INSTALLATION

pip install -r requirements.txt

Supported Hashing Algorithms

• Argon2
• BCrypt
• SCrypt
• MD5
• SHA-256
• SHA-512
• Blake2b
• PBKDF2-HMAC
• SHAKE-128
• SHAKE-256

1. Argon2:

   • Argon2 is a key derivation function that was selected as the winner of the Password Hashing Competition (PHC) in 2015.
   • It is designed to be memory-hard and resistant to GPU and ASIC attacks.
   • Argon2 has different configurations, including Argon2i (optimized for password hashing) and Argon2d (optimized for secure digital data).

2. BCrypt:

   • BCrypt is a password hashing function designed to be slow and computationally expensive.
   • It uses the Blowfish cipher in a modified key setup to hash passwords securely.
   • BCrypt automatically handles the generation of a random salt for each password.

3. SCrypt:

   • SCrypt is a key derivation function designed to be memory-hard and resistant to both CPU and GPU attacks.
   • It is often used for password-based key derivation, making it suitable for secure password hashing.

4. MD5 (Message Digest Algorithm 5):

   • MD5 is a widely used hash function that produces a 128-bit hash value.
   • It is considered cryptographically broken and unsuitable for further use in security-sensitive applications due to vulnerabilities, including collision attacks.

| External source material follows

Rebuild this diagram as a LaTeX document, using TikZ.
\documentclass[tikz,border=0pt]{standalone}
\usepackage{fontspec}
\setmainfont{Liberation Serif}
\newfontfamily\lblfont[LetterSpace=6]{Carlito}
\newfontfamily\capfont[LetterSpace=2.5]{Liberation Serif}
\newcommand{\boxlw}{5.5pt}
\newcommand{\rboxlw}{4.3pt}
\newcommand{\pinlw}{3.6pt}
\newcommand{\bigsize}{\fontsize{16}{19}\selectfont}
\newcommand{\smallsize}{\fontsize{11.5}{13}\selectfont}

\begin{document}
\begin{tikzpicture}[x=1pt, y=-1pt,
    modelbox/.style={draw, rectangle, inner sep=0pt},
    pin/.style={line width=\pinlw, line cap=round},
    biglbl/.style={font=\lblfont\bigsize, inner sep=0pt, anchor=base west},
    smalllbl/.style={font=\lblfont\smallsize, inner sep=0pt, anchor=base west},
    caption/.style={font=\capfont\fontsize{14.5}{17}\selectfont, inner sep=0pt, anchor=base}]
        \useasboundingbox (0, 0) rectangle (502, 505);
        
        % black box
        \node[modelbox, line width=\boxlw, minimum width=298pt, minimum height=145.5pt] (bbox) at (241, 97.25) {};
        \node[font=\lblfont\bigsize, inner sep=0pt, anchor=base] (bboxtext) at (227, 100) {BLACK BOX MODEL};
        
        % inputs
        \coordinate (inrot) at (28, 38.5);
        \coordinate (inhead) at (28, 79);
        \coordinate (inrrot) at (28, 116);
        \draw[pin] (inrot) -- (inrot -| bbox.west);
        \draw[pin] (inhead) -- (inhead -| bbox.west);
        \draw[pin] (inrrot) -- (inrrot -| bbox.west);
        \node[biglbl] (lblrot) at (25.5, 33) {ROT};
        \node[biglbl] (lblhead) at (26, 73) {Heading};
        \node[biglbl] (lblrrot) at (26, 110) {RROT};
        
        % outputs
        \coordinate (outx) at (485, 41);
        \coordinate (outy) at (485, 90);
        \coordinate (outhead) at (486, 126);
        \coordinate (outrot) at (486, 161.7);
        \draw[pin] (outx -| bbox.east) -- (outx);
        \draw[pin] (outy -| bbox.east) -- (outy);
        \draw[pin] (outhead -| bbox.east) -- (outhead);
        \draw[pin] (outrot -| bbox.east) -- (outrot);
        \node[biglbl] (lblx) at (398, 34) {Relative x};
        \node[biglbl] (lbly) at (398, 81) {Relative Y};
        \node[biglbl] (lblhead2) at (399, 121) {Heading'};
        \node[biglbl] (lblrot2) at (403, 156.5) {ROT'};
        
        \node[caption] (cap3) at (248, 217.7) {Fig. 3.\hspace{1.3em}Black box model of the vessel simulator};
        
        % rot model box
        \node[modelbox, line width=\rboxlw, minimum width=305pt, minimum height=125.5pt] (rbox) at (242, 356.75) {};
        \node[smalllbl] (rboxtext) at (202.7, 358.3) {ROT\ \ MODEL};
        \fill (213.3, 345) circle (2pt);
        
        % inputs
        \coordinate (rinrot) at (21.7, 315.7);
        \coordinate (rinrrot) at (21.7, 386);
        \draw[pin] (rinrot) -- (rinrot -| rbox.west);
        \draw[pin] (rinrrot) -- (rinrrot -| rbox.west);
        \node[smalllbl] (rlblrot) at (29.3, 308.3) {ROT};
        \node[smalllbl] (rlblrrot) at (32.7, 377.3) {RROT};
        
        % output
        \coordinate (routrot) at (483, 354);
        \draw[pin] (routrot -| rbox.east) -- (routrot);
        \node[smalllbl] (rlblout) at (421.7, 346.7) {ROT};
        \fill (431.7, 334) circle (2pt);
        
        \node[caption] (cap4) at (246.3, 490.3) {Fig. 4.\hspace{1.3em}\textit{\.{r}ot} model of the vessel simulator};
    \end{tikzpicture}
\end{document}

5. SHA-256 (Secure Hash Algorithm 256-bit):

   • SHA-256 is part of the SHA-2 family of cryptographic hash functions.
   • It produces a 256-bit (32-byte) hash value and is commonly used for various security applications and protocols.

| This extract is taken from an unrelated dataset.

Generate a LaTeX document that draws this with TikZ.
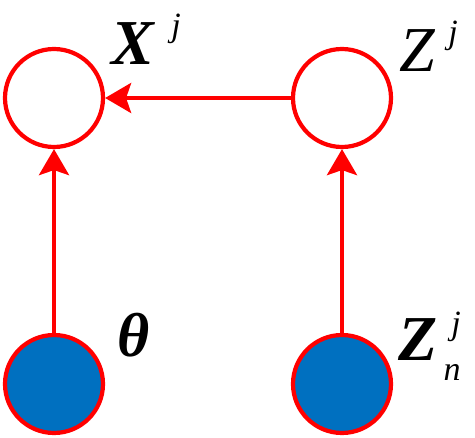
\documentclass[tikz,border=0pt]{standalone}
\usepackage{fontspec}
\setmainfont{Liberation Serif}
\usetikzlibrary{arrows.meta}
\definecolor{nodered}{RGB}{255,0,0}
\definecolor{nodeblue}{RGB}{0,112,192}
\begin{document}
\begin{tikzpicture}[x=1pt,y=-1pt,
  var/.style={circle,draw=nodered,line width=4.2pt,minimum size=98pt,inner sep=0pt,fill=white},
  obs/.style={var,fill=nodeblue},
  edge/.style={draw=nodered,line width=3.8pt,-{Stealth[length=26pt,width=30pt,inset=5pt]}},
  big/.style={inner sep=0pt,anchor=base,font=\fontsize{62}{62}\selectfont},
  small/.style={inner sep=0pt,anchor=base,font=\fontsize{34}{34}\selectfont\itshape}
]
\useasboundingbox (0,0) rectangle (475,438);
\node[var] (X) at (54,98) {};
\node[var] (Z) at (342,98) {};
\node[obs] (T) at (54,384) {};
\node[obs] (Zn) at (342,384) {};
\draw[edge] (Z) -- (X);
\draw[edge] (T) -- (X);
\draw[edge] (Zn) -- (Z);
\node[big,font=\fontsize{64}{64}\selectfont\bfseries\itshape] (lX) at (133,65) {X};
\node[small] (lXj) at (176,37) {j};
\node[big,font=\fontsize{64}{64}\selectfont\itshape] (lZ) at (417,72) {Z};
\node[small] (lZj) at (453,44) {j};
\node[big,font=\fontsize{62}{62}\selectfont\bfseries\itshape] (lT) at (134,357) {θ};
\node[big,font=\fontsize{64}{64}\selectfont\bfseries\itshape] (lZn) at (418,361) {Z};
\node[small] (lZnj) at (456,335) {j};
\node[small] (lZnn) at (452,381) {n};
\end{tikzpicture}
\end{document}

6. SHA-512 (Secure Hash Algorithm 512-bit):

   • SHA-512 is also part of the SHA-2 family and produces a 512-bit (64-byte) hash value.
   • It provides a higher level of security and is often used in scenarios where stronger cryptographic properties are required.

7. Blake2b:

   • Blake2b is a cryptographic hash function that is faster than MD5, SHA-1, SHA-2, and SHA-3, while still providing high security.
   • It is suitable for a wide range of applications, including hash-based message authentication codes (HMAC).

8. PBKDF2-HMAC (Password-Based Key Derivation Function 2 with Hash-based Message Authentication Code):

   • PBKDF2 is a key derivation function that applies a pseudo-random function, such as HMAC, to the input password along with a salt.
   • It is commonly used to strengthen passwords before storage by making them computationally expensive to attack.

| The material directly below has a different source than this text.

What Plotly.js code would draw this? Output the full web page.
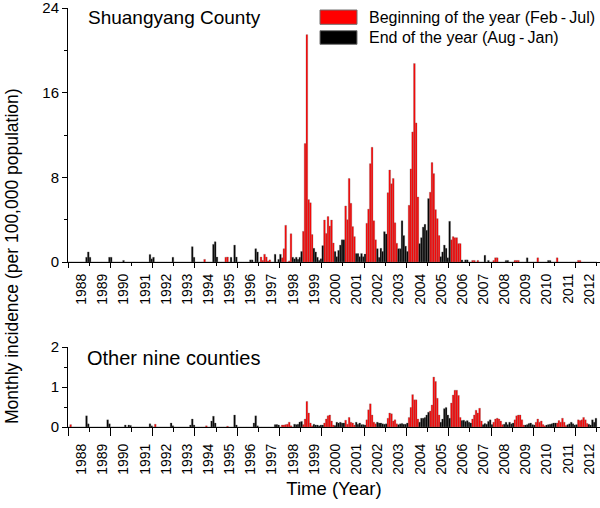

9. SHAKE-128 and SHAKE-256:

   • SHAKE (Secure Hash Algorithm and KEccak) is a family of hash functions designed to provide variable output length.
   • SHAKE-128 produces variable-length output with a security level of 128 bits.
   • SHAKE-256 produces variable-length output with a security level of 256 bits.

These algorithms serve different purposes, and their selection depends on factors such as security requirements, performance, and specific use cases.

Advanced Techniques In The Context Of Password Hashing and Security Measures Beyond Simple Brute-Force Attacks or Basic Hashing

1. Salting: Adding a random value (salt) to each password before hashing. This ensures that even if two users have the same password, their hashed values will be different, making precomputed attacks (rainbow table attacks) less effective.

2. Key Strengthening: Techniques like key derivation functions (KDFs) or adaptive hash functions add computational cost to the hashing process, making it slower and more resilient against brute-force attacks. Popular choices include bcrypt, scrypt, and Argon2.

3. Peppering: Similar to salting, peppering involves adding a secret, global value to passwords before hashing. Unlike salts, peppers are not stored in the database, making them harder for an attacker to obtain.

4. Multi-Factor Authentication (MFA): Adding an additional layer of security by requiring users to provide multiple forms of identification (e.g., password plus a temporary code sent to their mobile device) makes unauthorized access more challenging.

5. Rate Limiting and Lockout Policies: Implementing measures to limit the number of login attempts within a specific time period or temporarily locking out accounts after multiple failed attempts helps mitigate brute-force attacks.

In summary, advanced techniques encompasses a range of security practices designed to enhance the protection of user passwords and the overall security of a system. The specific measures adopted depend on the security requirements and the potential risks associated with the application or system in question.